The restoration process has certainly only just begun, but God has given us so many beautiful and meaningful demonstrations of his goodness to us during this time, not the least of which is the gift of each other (and now, FaceTime).  I am confident that, though we may never quite be the same, He has shaped us for his glory, and we have gained much more of Him in our struggle.  I pray that as we continue to experience the pain of change, that we would be able to more fully say, "Jesus is all we need."

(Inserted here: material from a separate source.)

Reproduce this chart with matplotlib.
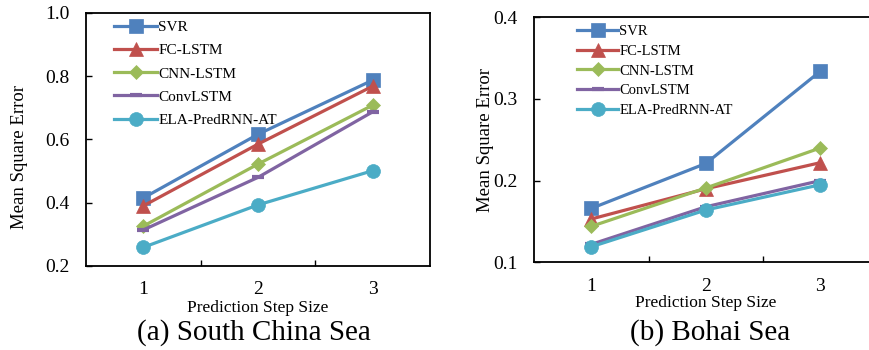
import matplotlib.pyplot as plt

plt.rcParams['font.family'] = ['Liberation Serif', 'DejaVu Serif']

steps = [1, 2, 3]
models = ['SVR', 'FC-LSTM', 'CNN-LSTM', 'ConvLSTM', 'ELA-PredRNN-AT']

# (a) South China Sea
scs_svr = [0.415, 0.616, 0.787]
scs_fc = [0.390, 0.585, 0.768]
scs_cnn = [0.326, 0.522, 0.708]
scs_conv = [0.314, 0.480, 0.687]
scs_ela = [0.259, 0.393, 0.501]

# (b) Bohai Sea
bh_svr = [0.166, 0.221, 0.334]
bh_fc = [0.153, 0.190, 0.222]
bh_cnn = [0.144, 0.191, 0.240]
bh_conv = [0.122, 0.168, 0.200]
bh_ela = [0.119, 0.164, 0.195]

colors = ['#4F81BD', '#C0504D', '#9BBB59', '#8064A2', '#4BACC6']
markers = ['s', '^', 'D', '_', 'o']
msizes = [10, 10, 7, 8, 10]


def draw_panel(ax, series, ylim, yticks, leg_x, leg_fs, leg_spacing):
    for vals, name, c, m, ms in zip(series, models, colors, markers, msizes):
        ax.plot(steps, vals, color=c, lw=2.3, marker=m, markersize=ms,
                markeredgewidth=3 if m == '_' else 0.5, markeredgecolor=c,
                label=name)
    ax.set_xlim(0.5, 3.5)
    ax.set_ylim(*ylim)
    ax.set_yticks(yticks)
    ax.set_yticklabels(['%.1f' % t for t in yticks])
    ax.set_xticks(steps)
    ax.set_xticks([1.5, 2.5], minor=True)
    ax.tick_params(axis='x', which='major', length=0, labelsize=14)
    ax.tick_params(axis='x', which='minor', direction='in', length=4, width=1)
    ax.tick_params(axis='y', direction='in', length=4, width=1, pad=12,
                   labelsize=14)
    for s in ax.spines.values():
        s.set_linewidth(1.3)
    ax.set_ylabel('Mean Square Error', fontsize=13.5)
    ax.legend(loc='upper left', frameon=False, fontsize=leg_fs,
              handlelength=2.8, handletextpad=0.1,
              labelspacing=leg_spacing, borderaxespad=0.2,
              bbox_to_anchor=(leg_x, 1.005))


fig = plt.figure(figsize=(8.7, 3.5), dpi=100)
ax1 = fig.add_axes([0.0989, 0.24, 0.3954, 0.7237])
ax2 = fig.add_axes([0.6138, 0.2506, 0.395, 0.70])

draw_panel(ax1, [scs_svr, scs_fc, scs_cnn, scs_conv, scs_ela],
           (0.2, 1.0), [0.2, 0.4, 0.6, 0.8, 1.0], 0.055, 11, 0.62)
draw_panel(ax2, [bh_svr, bh_fc, bh_cnn, bh_conv, bh_ela],
           (0.1, 0.4), [0.1, 0.2, 0.3, 0.4], 0.1, 10.5, 0.45)

ax1.yaxis.set_label_coords(-0.17, 0.43)
ax2.yaxis.set_label_coords(-0.117, 0.5)

ax1.tick_params(axis='x', which='major', pad=11)
ax2.tick_params(axis='x', which='major', pad=11)
ax1.set_xlabel('Prediction Step Size', fontsize=12.5, labelpad=1)
ax2.set_xlabel('Prediction Step Size', fontsize=12.5, labelpad=0)

fig.text(0.292, 0.049, '(a) South China Sea', ha='center', va='center',
         fontsize=21)
fig.text(0.816, 0.049, '(b) Bohai Sea', ha='center', va='center',
         fontsize=21)

fig.savefig('out.png', dpi=100)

I have been dwelling in Philippians over the last ten days, and this passage is my greatest joy right now:
So if there is any encouragement in Christ, any comfort from love, any participation in the Spirit, any affection and sympathy, complete my joy by being of the same mind, having the same love, being in full accord and of one mind. Do nothing from selfish ambition or conceit, but in humility count others more significant than yourselves. Let each of you look not only to his own interests, but also to the interests of others. Have this mind among yourselves, which is yours in Christ Jesus, who, though he was in the form of God, did not count equality with God a thing to be grasped, but emptied himself, by taking the form of a servant, being born in the likeness of men. And being found in human form, he humbled himself by becoming obedient to the point of death, even death on a cross. Therefore God has highly exalted him and bestowed on him the name that is above every name, 10 so that at the name of Jesus every knee should bow, in heaven and on earth and under the earth, 11 and every tongue confess that Jesus Christ is Lord, to the glory of God the Father.